This week, Week of the Young Child, is Durham’s first ever Kindergarten Registration Week! Throughout the week and all across Durham, volunteers will be distributing registration packets to rising kindergartners and their families. Yesterday, the Herald-Sun featured an article written by Laura Benson (Partnership Executive Director) and Bert L’Homme (Superintendent of Durham Public Schools) about why kindergarten registration is so important for the long-term success of our children and our community. Please read the excerpt below, and click here for the full article.
Entering kindergarten is one of the most significant events that a young child experiences. It sets the tone for his or her entire educational experience and lays the foundation for future success in school and life. At Durham Public Schools and Durham’s Partnership for Children, our goal is for every child in Durham to enter kindergarten feeling excited, ready to learn and supported by their school, family and community.
National research shows that nearly 50 percent of children have difficulty with the transition to kindergarten. A smooth transition is a shared responsibility among many individuals and institutions, and it is out of this shared duty that Durham’s Transition to Kindergarten Initiative was born. This deeply collaborative effort between DPS and the Partnership hopes to ensure a smooth start to school, setting a tone for life-long learning as well as empowering parents to become active participants in their children’s education.
On-time enrollment and attendance on the first day of kindergarten are key factors to a quality start to school. For some schools, only a fraction of the projected kindergarteners are enrolled and attend class on day one. When children are not registered on time, it creates difficulties for our schools, the teachers and the families. A smooth transition to school allows for the child and the family to meet their new teachers and become comfortable and familiar with their new school.

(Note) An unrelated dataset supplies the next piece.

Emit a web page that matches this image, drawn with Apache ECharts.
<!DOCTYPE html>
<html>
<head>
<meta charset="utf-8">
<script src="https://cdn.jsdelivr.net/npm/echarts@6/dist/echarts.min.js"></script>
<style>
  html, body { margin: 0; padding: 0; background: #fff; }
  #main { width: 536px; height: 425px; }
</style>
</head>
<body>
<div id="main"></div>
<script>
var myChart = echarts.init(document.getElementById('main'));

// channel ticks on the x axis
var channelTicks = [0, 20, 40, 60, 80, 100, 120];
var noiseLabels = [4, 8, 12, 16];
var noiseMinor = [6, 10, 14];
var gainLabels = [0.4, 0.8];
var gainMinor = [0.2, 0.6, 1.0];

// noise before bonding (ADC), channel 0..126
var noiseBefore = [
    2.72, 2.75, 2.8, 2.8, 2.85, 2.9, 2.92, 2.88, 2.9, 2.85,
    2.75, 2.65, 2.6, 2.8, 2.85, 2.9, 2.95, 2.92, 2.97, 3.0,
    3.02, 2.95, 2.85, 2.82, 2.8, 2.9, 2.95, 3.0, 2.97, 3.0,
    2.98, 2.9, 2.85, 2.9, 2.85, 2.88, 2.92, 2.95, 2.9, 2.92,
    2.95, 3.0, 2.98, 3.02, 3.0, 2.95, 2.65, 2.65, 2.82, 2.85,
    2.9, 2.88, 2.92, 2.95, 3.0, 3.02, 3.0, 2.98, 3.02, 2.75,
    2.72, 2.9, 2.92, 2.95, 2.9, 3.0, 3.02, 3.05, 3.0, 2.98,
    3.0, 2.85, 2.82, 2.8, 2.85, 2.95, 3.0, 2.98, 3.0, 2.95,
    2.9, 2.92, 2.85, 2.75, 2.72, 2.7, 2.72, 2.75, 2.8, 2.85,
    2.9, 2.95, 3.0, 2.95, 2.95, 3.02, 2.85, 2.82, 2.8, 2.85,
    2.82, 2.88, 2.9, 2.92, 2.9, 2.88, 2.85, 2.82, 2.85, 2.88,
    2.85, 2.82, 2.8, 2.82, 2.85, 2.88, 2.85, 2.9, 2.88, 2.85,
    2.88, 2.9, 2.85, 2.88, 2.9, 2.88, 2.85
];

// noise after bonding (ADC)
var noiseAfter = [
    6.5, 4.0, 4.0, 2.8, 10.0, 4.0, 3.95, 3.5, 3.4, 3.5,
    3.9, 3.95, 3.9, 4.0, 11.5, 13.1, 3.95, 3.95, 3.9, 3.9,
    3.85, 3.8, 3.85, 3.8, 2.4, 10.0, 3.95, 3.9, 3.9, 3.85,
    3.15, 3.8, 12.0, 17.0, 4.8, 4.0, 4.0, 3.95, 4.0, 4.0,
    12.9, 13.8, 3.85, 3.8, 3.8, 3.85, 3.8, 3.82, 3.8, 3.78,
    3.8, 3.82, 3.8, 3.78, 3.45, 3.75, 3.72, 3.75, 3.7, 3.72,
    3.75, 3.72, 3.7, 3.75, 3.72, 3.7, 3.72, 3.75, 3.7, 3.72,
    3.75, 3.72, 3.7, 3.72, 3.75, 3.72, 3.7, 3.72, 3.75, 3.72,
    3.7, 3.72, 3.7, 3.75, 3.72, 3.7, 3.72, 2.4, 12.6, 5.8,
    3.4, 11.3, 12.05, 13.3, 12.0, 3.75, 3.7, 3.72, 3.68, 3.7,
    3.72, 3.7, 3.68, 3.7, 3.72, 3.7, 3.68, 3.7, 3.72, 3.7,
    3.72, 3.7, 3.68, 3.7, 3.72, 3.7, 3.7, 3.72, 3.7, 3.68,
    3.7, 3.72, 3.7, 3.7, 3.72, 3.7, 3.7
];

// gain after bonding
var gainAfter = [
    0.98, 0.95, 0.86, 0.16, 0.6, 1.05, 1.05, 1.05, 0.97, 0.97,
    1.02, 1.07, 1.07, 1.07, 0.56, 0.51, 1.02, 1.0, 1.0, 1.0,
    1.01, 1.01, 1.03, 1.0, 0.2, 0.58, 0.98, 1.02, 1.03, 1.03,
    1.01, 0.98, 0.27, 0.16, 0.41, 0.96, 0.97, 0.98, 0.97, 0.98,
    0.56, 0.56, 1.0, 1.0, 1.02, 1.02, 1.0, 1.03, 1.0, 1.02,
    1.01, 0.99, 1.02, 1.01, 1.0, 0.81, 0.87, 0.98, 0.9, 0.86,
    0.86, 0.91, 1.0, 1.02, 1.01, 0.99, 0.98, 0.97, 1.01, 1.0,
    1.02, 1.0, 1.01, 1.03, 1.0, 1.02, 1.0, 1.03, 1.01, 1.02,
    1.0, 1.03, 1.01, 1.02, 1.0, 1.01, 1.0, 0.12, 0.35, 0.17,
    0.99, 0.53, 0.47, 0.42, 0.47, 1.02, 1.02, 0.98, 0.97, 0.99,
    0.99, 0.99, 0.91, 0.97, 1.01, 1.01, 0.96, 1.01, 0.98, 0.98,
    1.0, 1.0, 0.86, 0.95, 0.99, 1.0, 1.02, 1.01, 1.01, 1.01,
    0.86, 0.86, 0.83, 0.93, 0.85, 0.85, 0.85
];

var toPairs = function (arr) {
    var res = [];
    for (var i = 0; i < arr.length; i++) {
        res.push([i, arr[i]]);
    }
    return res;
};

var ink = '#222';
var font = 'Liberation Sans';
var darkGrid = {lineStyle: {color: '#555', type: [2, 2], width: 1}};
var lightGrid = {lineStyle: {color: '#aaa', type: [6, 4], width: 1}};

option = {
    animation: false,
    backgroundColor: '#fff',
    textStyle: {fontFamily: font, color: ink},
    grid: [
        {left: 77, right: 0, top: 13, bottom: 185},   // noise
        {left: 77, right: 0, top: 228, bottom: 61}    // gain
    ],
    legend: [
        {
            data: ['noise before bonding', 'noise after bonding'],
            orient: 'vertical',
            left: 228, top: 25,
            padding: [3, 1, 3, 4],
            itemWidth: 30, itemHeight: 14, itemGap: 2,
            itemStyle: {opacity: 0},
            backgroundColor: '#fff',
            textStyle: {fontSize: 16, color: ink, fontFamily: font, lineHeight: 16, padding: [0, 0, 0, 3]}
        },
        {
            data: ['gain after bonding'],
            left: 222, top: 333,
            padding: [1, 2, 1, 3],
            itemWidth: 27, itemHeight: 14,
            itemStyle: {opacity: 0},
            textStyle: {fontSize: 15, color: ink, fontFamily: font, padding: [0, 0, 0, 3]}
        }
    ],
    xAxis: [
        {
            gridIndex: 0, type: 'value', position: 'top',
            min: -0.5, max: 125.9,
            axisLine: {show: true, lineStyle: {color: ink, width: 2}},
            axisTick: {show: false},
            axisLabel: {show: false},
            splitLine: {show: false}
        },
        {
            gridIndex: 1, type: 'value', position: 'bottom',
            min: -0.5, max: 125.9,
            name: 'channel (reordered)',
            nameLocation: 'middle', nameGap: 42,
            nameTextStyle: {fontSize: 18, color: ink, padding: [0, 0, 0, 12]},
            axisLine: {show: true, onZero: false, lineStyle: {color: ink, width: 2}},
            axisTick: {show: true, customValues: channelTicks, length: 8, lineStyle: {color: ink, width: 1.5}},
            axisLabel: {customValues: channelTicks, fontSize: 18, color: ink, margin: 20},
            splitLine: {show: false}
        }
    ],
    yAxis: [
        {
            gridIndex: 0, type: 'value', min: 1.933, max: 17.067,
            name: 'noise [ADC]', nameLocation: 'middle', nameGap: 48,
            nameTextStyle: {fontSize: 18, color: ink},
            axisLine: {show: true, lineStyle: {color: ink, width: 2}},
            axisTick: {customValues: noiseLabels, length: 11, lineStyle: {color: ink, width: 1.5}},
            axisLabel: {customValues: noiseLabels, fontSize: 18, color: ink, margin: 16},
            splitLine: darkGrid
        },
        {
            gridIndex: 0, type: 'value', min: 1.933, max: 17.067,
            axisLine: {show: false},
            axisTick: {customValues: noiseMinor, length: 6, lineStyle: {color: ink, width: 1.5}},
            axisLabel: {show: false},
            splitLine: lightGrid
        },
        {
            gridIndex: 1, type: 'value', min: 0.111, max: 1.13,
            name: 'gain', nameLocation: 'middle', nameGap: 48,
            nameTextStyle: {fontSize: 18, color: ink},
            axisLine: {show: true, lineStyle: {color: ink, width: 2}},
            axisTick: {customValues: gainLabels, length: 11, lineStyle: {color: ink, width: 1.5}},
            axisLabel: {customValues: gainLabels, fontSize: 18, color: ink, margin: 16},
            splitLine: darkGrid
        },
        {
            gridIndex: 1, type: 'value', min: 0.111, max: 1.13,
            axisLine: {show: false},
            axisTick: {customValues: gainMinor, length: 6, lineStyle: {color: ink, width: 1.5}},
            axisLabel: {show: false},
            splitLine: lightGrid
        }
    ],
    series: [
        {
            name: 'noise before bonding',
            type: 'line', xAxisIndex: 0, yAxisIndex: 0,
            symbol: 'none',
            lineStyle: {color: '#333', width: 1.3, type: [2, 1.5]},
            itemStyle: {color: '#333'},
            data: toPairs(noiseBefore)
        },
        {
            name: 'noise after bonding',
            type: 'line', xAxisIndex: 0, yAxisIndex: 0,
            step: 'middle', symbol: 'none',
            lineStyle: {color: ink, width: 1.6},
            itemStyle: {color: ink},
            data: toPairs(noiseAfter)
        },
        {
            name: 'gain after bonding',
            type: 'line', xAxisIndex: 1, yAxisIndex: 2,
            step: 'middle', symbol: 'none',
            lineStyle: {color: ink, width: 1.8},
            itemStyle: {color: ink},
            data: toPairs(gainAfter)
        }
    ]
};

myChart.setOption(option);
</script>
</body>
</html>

Unfortunately, when a child enrolls late, it is harder to make the connection between the families and their new schools before the first day.
In 2013, Durham Public Schools had 344 kindergarteners register during the first 40 days of school. This means that almost 10 percent of the rising kindergarten class missed the very first days of their academic career, putting them behind their classmates from the start.
Children who are absent on the first day of kindergarten are more likely to be chronically absent all the way through high school, missing 10 percent of the academic year each year. These early absences have far-reaching and long-term consequences, especially for those students who need school the most and are sometimes getting the least. Chronic absence in kindergarten can leave third-graders unable to read proficiently, sixth-graders struggling with coursework, and high school students off track for graduation. The missed days in a student’s earliest years are a significant precursor to reduced levels of school achievement and increased risk of dropping out of school.
So how do we turn this around?
Our best opportunity to reverse this trend lies in early childhood. We must have a unified effort to help children and families make a smooth transition into kindergarten, starting with being registered and present on the first day of school.
We are calling on the whole community to get involved and make a commitment to Durham’s future. Think about what you can do within your own family, your place of business, and your own neighborhood to help get more children registered and in school. Volunteer to help us spread the word this week during Kindergarten Registration Week. Make the first day of school for all children a priority. Join us in our effort to prepare children to succeed, and help us make every day count as we work from the start to graduate Durham.